— start Records to use —

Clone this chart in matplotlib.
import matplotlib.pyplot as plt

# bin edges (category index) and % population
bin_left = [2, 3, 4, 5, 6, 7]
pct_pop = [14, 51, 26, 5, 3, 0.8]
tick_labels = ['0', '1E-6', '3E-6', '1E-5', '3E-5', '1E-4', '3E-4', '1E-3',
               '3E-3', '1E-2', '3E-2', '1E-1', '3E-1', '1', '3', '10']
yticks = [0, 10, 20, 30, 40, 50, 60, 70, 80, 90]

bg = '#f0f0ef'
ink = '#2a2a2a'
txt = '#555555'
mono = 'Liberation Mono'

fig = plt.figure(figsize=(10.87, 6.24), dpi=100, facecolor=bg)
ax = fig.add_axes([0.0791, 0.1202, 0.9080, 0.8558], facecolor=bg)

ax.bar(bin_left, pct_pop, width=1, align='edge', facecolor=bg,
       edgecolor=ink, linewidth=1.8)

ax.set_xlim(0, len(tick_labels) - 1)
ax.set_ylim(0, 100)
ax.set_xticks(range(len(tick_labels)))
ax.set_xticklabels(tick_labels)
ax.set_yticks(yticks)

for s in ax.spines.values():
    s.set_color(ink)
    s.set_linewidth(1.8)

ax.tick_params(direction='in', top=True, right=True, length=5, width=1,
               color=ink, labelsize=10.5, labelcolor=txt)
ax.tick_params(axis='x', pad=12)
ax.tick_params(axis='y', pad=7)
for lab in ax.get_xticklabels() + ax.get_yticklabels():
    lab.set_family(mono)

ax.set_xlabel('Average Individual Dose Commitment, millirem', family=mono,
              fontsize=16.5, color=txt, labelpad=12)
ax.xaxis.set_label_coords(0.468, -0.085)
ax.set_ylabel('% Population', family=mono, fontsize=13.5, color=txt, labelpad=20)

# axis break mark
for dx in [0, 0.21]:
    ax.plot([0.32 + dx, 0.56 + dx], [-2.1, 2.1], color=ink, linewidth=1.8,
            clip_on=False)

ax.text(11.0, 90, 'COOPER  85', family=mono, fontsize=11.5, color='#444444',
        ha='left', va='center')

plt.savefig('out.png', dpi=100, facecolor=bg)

— end Records to use —
— start Records to use —

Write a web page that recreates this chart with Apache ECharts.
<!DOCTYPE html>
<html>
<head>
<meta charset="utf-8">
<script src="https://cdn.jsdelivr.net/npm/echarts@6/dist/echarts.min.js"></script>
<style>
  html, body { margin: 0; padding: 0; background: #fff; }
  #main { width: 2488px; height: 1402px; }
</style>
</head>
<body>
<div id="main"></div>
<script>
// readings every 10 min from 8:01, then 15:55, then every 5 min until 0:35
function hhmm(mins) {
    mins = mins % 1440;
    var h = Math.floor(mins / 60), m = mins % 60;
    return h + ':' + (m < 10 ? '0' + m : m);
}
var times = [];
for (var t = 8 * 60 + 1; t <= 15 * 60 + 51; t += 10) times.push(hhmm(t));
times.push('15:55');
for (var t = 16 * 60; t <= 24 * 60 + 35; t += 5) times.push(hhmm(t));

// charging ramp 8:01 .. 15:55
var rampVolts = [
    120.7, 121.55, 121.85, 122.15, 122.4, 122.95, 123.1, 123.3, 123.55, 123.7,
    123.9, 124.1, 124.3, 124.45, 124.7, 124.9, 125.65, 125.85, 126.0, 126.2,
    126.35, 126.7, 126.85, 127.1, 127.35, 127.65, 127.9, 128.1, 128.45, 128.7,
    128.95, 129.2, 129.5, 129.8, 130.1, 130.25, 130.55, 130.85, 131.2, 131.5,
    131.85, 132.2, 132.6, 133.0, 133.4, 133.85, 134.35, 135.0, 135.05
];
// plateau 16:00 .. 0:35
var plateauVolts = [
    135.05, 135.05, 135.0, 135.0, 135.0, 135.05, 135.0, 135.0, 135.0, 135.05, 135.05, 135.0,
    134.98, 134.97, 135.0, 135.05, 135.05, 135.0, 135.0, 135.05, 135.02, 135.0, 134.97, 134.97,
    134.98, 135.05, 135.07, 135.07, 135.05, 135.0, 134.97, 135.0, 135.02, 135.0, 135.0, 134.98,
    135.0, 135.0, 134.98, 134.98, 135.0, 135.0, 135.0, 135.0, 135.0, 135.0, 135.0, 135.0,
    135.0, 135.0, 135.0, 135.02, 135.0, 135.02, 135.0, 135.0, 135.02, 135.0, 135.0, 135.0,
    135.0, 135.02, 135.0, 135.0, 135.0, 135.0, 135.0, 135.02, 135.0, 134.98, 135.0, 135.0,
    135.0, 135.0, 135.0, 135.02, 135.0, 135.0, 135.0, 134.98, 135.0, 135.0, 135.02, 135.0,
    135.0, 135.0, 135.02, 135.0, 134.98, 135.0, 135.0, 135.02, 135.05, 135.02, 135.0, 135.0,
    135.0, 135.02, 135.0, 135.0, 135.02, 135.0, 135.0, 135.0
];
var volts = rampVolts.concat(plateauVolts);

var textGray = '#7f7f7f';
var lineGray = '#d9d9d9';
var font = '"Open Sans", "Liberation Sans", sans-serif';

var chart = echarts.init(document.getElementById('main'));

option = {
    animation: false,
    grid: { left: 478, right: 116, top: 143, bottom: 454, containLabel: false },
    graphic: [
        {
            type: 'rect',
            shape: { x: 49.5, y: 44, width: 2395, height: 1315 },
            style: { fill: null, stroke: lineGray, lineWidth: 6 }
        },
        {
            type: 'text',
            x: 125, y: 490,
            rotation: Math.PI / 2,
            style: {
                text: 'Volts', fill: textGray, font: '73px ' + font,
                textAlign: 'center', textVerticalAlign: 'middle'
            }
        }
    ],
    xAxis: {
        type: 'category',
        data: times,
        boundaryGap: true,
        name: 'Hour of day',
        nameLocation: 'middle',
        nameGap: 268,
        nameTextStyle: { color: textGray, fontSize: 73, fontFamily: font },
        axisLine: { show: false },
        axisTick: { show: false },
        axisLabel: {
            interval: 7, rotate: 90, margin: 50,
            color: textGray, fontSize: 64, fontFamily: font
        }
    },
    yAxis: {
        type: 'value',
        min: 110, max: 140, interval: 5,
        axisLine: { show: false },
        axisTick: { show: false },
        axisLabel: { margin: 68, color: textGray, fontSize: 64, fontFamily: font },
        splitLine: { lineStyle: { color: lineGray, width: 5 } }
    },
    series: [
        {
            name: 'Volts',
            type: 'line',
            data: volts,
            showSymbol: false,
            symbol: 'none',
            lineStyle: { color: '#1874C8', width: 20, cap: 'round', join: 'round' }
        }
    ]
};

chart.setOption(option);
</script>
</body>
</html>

— end Records to use —

> **Aim of the exercise**:
Transcribe precisely the lines between the one that contains "Clone this chart in matplotlib." and the one that contains "mono = 'Liberation Mono'", counting those two lines as part of the range.

> **Solution for this task**:
Clone this chart in matplotlib.
import matplotlib.pyplot as plt

# bin edges (category index) and % population
bin_left = [2, 3, 4, 5, 6, 7]
pct_pop = [14, 51, 26, 5, 3, 0.8]
tick_labels = ['0', '1E-6', '3E-6', '1E-5', '3E-5', '1E-4', '3E-4', '1E-3',
               '3E-3', '1E-2', '3E-2', '1E-1', '3E-1', '1', '3', '10']
yticks = [0, 10, 20, 30, 40, 50, 60, 70, 80, 90]

bg = '#f0f0ef'
ink = '#2a2a2a'
txt = '#555555'
mono = 'Liberation Mono'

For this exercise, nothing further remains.